------ INFORMATION SUPPLIED ------

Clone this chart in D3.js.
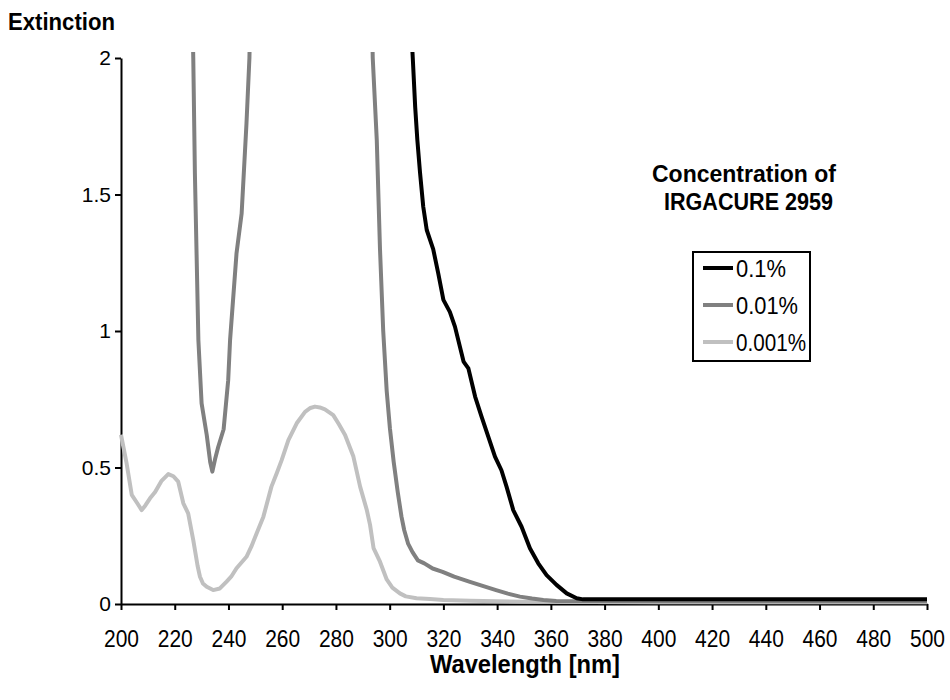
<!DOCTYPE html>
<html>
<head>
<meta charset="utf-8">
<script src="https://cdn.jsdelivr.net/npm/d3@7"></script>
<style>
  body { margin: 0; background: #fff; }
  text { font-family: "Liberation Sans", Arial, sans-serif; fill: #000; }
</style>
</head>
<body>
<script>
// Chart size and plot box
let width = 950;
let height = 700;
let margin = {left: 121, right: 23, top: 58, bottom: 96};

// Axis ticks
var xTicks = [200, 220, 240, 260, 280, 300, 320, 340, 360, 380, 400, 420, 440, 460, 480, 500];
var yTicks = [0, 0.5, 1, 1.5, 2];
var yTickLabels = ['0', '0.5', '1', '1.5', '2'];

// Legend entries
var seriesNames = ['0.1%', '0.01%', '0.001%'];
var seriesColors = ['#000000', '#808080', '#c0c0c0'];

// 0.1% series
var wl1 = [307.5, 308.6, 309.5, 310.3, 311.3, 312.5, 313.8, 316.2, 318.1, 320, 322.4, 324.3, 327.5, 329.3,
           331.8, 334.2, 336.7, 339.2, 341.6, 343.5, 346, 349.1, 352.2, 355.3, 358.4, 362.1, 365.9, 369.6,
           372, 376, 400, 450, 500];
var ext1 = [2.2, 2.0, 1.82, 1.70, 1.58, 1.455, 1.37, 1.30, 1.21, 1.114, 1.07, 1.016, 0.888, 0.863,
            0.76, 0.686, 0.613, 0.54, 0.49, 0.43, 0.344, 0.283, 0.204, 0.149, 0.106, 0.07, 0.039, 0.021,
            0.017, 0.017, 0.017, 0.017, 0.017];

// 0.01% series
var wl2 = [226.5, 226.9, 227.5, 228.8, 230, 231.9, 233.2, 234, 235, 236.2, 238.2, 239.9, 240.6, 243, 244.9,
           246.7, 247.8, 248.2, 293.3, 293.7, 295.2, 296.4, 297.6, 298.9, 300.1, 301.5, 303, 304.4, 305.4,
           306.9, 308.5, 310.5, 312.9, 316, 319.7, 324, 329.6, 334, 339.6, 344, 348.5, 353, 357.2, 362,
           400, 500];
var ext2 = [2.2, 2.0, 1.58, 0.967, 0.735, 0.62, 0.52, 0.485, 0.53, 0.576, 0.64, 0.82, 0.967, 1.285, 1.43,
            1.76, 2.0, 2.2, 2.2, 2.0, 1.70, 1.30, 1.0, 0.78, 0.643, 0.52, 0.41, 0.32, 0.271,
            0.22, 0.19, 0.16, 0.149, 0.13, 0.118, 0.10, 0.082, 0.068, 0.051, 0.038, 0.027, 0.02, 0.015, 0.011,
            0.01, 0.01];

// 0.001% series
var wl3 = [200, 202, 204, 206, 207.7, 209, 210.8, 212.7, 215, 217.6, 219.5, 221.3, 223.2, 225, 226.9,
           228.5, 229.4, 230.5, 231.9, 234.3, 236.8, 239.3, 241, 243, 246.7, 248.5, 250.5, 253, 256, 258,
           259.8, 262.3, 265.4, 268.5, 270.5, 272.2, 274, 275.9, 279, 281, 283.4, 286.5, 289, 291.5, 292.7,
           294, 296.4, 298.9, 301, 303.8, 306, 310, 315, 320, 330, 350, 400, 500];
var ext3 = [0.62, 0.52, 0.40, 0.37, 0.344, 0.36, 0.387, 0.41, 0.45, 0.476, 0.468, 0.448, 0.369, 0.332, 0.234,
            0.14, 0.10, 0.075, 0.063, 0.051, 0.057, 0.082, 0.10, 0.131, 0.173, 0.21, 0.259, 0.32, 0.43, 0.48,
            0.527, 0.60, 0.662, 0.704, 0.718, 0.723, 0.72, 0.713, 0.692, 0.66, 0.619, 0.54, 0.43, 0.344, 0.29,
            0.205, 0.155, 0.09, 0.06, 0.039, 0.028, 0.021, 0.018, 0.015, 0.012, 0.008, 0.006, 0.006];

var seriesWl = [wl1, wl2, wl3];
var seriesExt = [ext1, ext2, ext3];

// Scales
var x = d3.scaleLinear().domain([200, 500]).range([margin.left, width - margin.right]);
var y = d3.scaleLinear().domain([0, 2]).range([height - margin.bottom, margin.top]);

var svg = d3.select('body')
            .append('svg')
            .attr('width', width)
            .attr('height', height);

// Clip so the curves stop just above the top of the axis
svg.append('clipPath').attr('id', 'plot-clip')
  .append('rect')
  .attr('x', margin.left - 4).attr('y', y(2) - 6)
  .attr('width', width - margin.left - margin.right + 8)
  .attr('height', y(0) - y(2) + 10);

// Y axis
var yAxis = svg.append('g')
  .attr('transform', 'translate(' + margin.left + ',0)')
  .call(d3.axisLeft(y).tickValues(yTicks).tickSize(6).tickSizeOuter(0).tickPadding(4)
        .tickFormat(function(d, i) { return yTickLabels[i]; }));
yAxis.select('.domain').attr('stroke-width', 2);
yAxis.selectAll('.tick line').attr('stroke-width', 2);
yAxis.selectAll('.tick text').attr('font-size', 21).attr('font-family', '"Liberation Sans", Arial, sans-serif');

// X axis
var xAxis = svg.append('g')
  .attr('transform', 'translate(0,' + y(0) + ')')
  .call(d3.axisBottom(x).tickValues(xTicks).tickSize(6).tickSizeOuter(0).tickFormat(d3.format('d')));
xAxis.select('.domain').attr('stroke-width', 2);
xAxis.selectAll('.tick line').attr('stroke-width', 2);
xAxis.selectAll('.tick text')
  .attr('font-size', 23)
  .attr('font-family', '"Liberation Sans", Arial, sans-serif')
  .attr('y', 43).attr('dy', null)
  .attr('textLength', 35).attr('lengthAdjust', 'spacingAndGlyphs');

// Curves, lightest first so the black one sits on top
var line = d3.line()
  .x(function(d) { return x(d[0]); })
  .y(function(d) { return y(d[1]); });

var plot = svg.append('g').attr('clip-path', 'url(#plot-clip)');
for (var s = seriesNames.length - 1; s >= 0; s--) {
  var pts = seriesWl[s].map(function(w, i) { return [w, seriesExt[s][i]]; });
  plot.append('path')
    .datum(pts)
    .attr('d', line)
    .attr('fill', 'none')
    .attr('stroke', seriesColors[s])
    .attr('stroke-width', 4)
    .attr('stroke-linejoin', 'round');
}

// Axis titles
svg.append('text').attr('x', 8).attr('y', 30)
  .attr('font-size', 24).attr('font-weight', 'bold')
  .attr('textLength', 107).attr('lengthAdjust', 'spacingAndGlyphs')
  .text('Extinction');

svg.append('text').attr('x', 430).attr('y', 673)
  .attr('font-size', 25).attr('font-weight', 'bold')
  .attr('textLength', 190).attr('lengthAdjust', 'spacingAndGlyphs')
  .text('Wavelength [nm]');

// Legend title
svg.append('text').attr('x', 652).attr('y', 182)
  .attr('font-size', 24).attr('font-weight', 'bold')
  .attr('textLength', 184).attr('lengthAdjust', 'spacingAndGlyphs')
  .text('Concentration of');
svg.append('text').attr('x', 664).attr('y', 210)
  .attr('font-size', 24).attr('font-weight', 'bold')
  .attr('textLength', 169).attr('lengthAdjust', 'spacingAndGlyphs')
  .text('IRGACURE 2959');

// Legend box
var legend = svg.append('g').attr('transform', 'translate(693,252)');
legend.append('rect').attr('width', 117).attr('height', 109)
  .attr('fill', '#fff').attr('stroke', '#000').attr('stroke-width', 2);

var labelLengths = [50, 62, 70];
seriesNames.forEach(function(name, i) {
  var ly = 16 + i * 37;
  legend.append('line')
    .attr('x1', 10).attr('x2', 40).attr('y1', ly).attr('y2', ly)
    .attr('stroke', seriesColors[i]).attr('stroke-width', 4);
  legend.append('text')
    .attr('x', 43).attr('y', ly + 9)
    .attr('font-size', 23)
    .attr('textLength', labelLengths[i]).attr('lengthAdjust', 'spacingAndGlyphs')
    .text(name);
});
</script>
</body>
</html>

------

GOAL OF THE EXERCISE> Starting at the first line of the material, output exactly the lines up to and including the one with "var seriesColors = ['#000000', '#808080', '#c0c0c0'];". Do not include the pictures.

TASK SOLUTION>
Clone this chart in D3.js.
<!DOCTYPE html>
<html>
<head>
<meta charset="utf-8">
<script src="https://cdn.jsdelivr.net/npm/d3@7"></script>
<style>
  body { margin: 0; background: #fff; }
  text { font-family: "Liberation Sans", Arial, sans-serif; fill: #000; }
</style>
</head>
<body>
<script>
// Chart size and plot box
let width = 950;
let height = 700;
let margin = {left: 121, right: 23, top: 58, bottom: 96};

// Axis ticks
var xTicks = [200, 220, 240, 260, 280, 300, 320, 340, 360, 380, 400, 420, 440, 460, 480, 500];
var yTicks = [0, 0.5, 1, 1.5, 2];
var yTickLabels = ['0', '0.5', '1', '1.5', '2'];

// Legend entries
var seriesNames = ['0.1%', '0.01%', '0.001%'];
var seriesColors = ['#000000', '#808080', '#c0c0c0'];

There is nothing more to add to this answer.